- _What is expected_:
Starting with the first line below, extract each line through the one that contains "hours = list(range(12, 122))", inclusive, excluding pictures.

- _Information shown_:
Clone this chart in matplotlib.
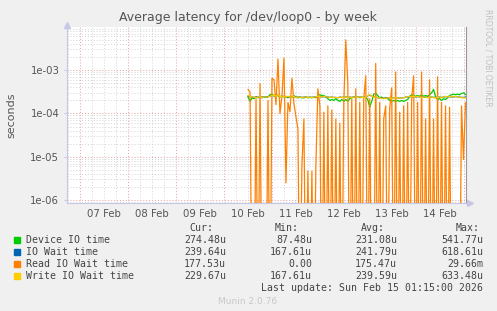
import matplotlib
matplotlib.use("Agg")
import matplotlib.pyplot as plt
import matplotlib.dates as mdates
from matplotlib.ticker import LogLocator, FixedLocator, NullFormatter
from matplotlib.patches import Rectangle
from datetime import datetime, timedelta

# hourly samples, hours counted from 10 Feb 2026 00:00
hours = list(range(12, 122))

device_io = [  # x 1e-4 s
    2.4, 1.9, 2.3, 2.2, 2.4, 2.3, 2.4, 2.3, 2.4, 2.35,
    2.4, 2.7, 2.8, 2.6, 2.5, 2.6, 2.4, 2.5, 2.4, 2.5,
    2.3, 2.5, 2.4, 2.6, 2.4, 2.3, 2.4, 2.3, 2.3, 2.4,
    2.3, 2.35, 2.3, 2.4, 2.3, 2.6, 2.7, 2.6, 2.6, 2.4,
    2.2, 2.0, 2.1, 2.0, 2.2, 2.0, 1.9, 2.1, 1.9, 2.1,
    1.9, 2.2, 2.3, 2.4, 2.3, 2.4, 2.3, 2.4, 2.3, 2.4,
    2.1, 1.4, 1.9, 2.8, 2.9, 2.6, 2.3, 2.4, 2.2, 2.3,
    2.2, 2.0, 1.9, 2.0, 1.9, 2.0, 1.9, 2.0, 1.9, 2.0,
    2.1, 2.5, 2.7, 2.6, 2.5, 2.6, 2.5, 2.7, 2.5, 2.6,
    2.5, 2.7, 3.0, 3.6, 2.4, 2.1, 2.2, 2.0, 2.2, 2.1,
    2.3, 2.6, 2.7, 2.8, 2.7, 2.8, 2.7, 2.9, 3.0, 2.75,
]
io_wait = [  # x 1e-4 s
    2.5, 2.5, 2.4, 2.35, 2.4, 2.4, 2.35, 2.4, 2.4, 2.4,
    2.45, 2.5, 2.6, 2.55, 2.6, 2.65, 2.5, 2.45, 2.5, 2.4,
    2.45, 2.4, 2.4, 2.45, 2.35, 2.4, 2.4, 2.35, 2.4, 2.4,
    2.35, 2.4, 2.35, 2.4, 2.4, 2.5, 2.45, 2.4, 2.45, 2.4,
    2.4, 2.35, 2.4, 2.35, 2.35, 2.3, 2.4, 2.35, 2.4, 2.4,
    2.4, 2.4, 2.35, 2.4, 2.4, 2.35, 2.4, 2.35, 2.35, 2.4,
    2.55, 2.65, 2.5, 2.45, 2.4, 2.3, 2.3, 2.25, 2.3, 2.25,
    2.3, 2.3, 2.25, 2.3, 2.3, 2.3, 2.25, 2.3, 2.3, 2.4,
    2.4, 2.45, 2.4, 2.45, 2.4, 2.45, 2.4, 2.35, 2.4, 2.4,
    2.35, 2.4, 2.4, 2.35, 2.35, 2.4, 2.4, 2.35, 2.4, 2.45,
    2.4, 2.45, 2.4, 2.4, 2.45, 2.4, 2.4, 2.35, 2.35, 2.4,
]
read_io = [  # seconds, 0 = no wait
    3.6e-4, 3.1e-4, 0, 0, 2.2e-4, 0, 4.9e-4, 0, 0, 0,
    2.0e-4, 0, 6.5e-4, 6.0e-4, 1.6e-4, 1.8e-3, 1.0e-4, 2.5e-4, 1.9e-3, 2.5e-6,
    1.8e-4, 1.1e-4, 6.5e-4, 1.7e-4, 8.5e-5, 4.4e-5, 0, 6.1e-6, 7.5e-5, 0,
    4.7e-6, 0, 4.7e-6, 0, 6.1e-6, 3.7e-4, 1.5e-4, 0, 1.07e-4, 0,
    1.5e-4, 0, 1.2e-4, 0, 7.5e-5, 0, 6.0e-5, 0, 1.8e-4, 5.0e-3,
    4.9e-4, 0, 2.2e-4, 0, 3.7e-4, 0, 1.8e-4, 0, 2.2e-4, 7.4e-4,
    0, 2.2e-4, 0, 0, 1.43e-3, 0, 1.8e-4, 0, 7.5e-5, 1.5e-4,
    0, 1.3e-4, 3.9e-4, 0, 9.1e-4, 0, 1.07e-4, 0, 1.5e-4, 0,
    1.8e-4, 0, 2.1e-4, 7.4e-4, 0, 1.8e-4, 0, 9.1e-4, 0, 7.5e-5,
    0, 6.0e-4, 0, 7.5e-5, 0, 7.0e-4, 0, 1.8e-4, 0, 1.5e-4,
    0, 1.4e-4, 0, 0, 0, 0, 0, 1.5e-4, 8.7e-6, 1.78e-4,
]
write_io = [  # x 1e-4 s
    2.6, 2.5, 2.4, 2.4, 2.3, 2.4, 2.4, 2.35, 2.4, 2.4,
    2.4, 2.5, 2.6, 2.6, 2.5, 2.7, 2.5, 2.4, 2.5, 2.4,
    2.5, 2.4, 2.4, 2.5, 2.3, 2.4, 2.4, 2.3, 2.4, 2.4,
    2.3, 2.4, 2.3, 2.4, 2.4, 2.5, 2.45, 2.4, 2.5, 2.4,
    2.4, 2.35, 2.4, 2.3, 2.35, 2.3, 2.4, 2.3, 2.4, 2.35,
    2.4, 2.4, 2.3, 2.4, 2.4, 2.35, 2.4, 2.35, 2.3, 2.4,
    2.6, 2.7, 2.5, 2.4, 2.4, 2.3, 2.3, 2.2, 2.3, 2.2,
    2.3, 2.3, 2.2, 2.3, 2.3, 2.3, 2.2, 2.3, 2.3, 2.4,
    2.4, 2.5, 2.4, 2.5, 2.4, 2.5, 2.4, 2.3, 2.4, 2.4,
    2.3, 2.4, 2.4, 2.3, 2.3, 2.4, 2.4, 2.3, 2.4, 2.5,
    2.4, 2.5, 2.4, 2.4, 2.5, 2.4, 2.4, 2.3, 2.3, 2.3,
]

labels = ['Device IO time', 'IO Wait time', 'Read IO Wait time', 'Write IO Wait time']
colors = ['#00cc00', '#0066b3', '#ff8000', '#ffcc00']
cur = ['274.48u', '239.64u', '177.53u', '229.67u']
mins = ['87.48u', '167.61u', '0.00', '167.61u']
avgs = ['231.08u', '241.79u', '175.47u', '239.59u']
maxs = ['541.77u', '618.61u', '29.66m', '633.48u']

W, H = 497, 311
fig = plt.figure(figsize=(W / 100, H / 100), dpi=100, facecolor='#f0f0f0')
ax = fig.add_axes([67 / W, 1 - 203 / H, 399 / W, 176 / H])
ax.set_facecolor('white')

base = datetime(2026, 2, 10)
t = [base + timedelta(hours=h) for h in hours]
series = [[v * 1e-4 for v in device_io], [v * 1e-4 for v in io_wait],
          read_io, [v * 1e-4 for v in write_io]]
for s, c in zip(series, colors):
    # zero values fall to the bottom of the log axis, like rrdtool does
    ax.plot(t, [v if v > 0 else 1e-9 for v in s], color=c, lw=0.9, zorder=3)

ax.set_yscale('log')
ax.set_ylim(8.6e-7, 9.9e-3)
ax.set_xlim(datetime(2026, 2, 6, 17, 15), datetime(2026, 2, 15, 1, 15))

ax.yaxis.set_major_locator(FixedLocator([1e-6, 1e-5, 1e-4, 1e-3]))
ax.yaxis.set_minor_locator(LogLocator(base=10, subs=range(2, 10), numticks=20))
ax.yaxis.set_minor_formatter(NullFormatter())
ax.set_yticklabels(['1e-06', '1e-05', '1e-04', '1e-03'])

ax.xaxis.set_major_locator(mdates.DayLocator())
ax.xaxis.set_major_formatter(plt.NullFormatter())
ax.xaxis.set_minor_locator(mdates.HourLocator(byhour=[6, 12, 18]))
ax.xaxis.set_minor_formatter(
    plt.FuncFormatter(lambda x, p: mdates.num2date(x).strftime('%d %b')
                      if mdates.num2date(x).hour == 12 else ''))

ax.grid(which='major', color='#e6a0a0', ls=(0, (1, 2)), lw=0.7)
ax.grid(which='minor', color='#d4d4d4', ls=(0, (1, 2)), lw=0.7)
ax.set_axisbelow(True)

ax.tick_params(which='both', colors='#c8c8e6', labelcolor='#555555', labelsize=7.3, length=2)
ax.tick_params(axis='y', which='minor', length=0)
ax.tick_params(axis='x', which='minor', length=0, pad=4)
ax.tick_params(axis='x', which='major', length=0)

ax.spines['top'].set_visible(False)
ax.spines['left'].set_color('#c8c8e6')
ax.spines['bottom'].set_color('#c8c8e6')
ax.spines['right'].set_color('#999999')
ax.plot([0], [1.01], marker='^', color='#c8c8e6', ms=4, transform=ax.transAxes, clip_on=False)
ax.plot([1.01], [0], marker='>', color='#c8c8e6', ms=4, transform=ax.transAxes, clip_on=False)

ax.set_ylabel('seconds', color='#555555', fontsize=8, labelpad=10)
fig.text(248 / W, 1 - 18 / H, 'Average latency for /dev/loop0 - by week',
         ha='center', va='center', fontsize=9, color='#555555')
fig.text(488 / W, 1 - 58 / H, 'RRDTOOL / TOBI OETIKER', rotation=270, ha='center',
         va='center', fontsize=5.5, color='#c0c0c0')

mono = dict(family='DejaVu Sans Mono', fontsize=7.1, color='#444444', va='center')
fig.text(213 / W, 1 - 228 / H, 'Cur:', ha='right', **mono)
fig.text(299 / W, 1 - 228 / H, 'Min:', ha='right', **mono)
fig.text(385 / W, 1 - 228 / H, 'Avg:', ha='right', **mono)
fig.text(480 / W, 1 - 228 / H, 'Max:', ha='right', **mono)
for i, lab in enumerate(labels):
    y = 240 + i * 11.9
    fig.patches.append(Rectangle((14 / W, 1 - (y + 3) / H), 6 / W, 6 / H,
                                 transform=fig.transFigure, color=colors[i]))
    fig.text(26 / W, 1 - y / H, lab, ha='left', **mono)
    fig.text(226 / W, 1 - y / H, cur[i], ha='right', **mono)
    fig.text(312 / W, 1 - y / H, mins[i], ha='right', **mono)
    fig.text(397 / W, 1 - y / H, avgs[i], ha='right', **mono)
    fig.text(483 / W, 1 - y / H, maxs[i], ha='right', **mono)
fig.text(483 / W, 1 - 288 / H, 'Last update: Sun Feb 15 01:15:00 2026', ha='right', **mono)
fig.text(248 / W, 1 - 301 / H, 'Munin 2.0.76', ha='center', va='center',
         fontsize=6.5, color='#c8c8c8')

fig.savefig('out.png', dpi=100, facecolor=fig.get_facecolor())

- _Solved problem_:
Clone this chart in matplotlib.
import matplotlib
matplotlib.use("Agg")
import matplotlib.pyplot as plt
import matplotlib.dates as mdates
from matplotlib.ticker import LogLocator, FixedLocator, NullFormatter
from matplotlib.patches import Rectangle
from datetime import datetime, timedelta

# hourly samples, hours counted from 10 Feb 2026 00:00
hours = list(range(12, 122))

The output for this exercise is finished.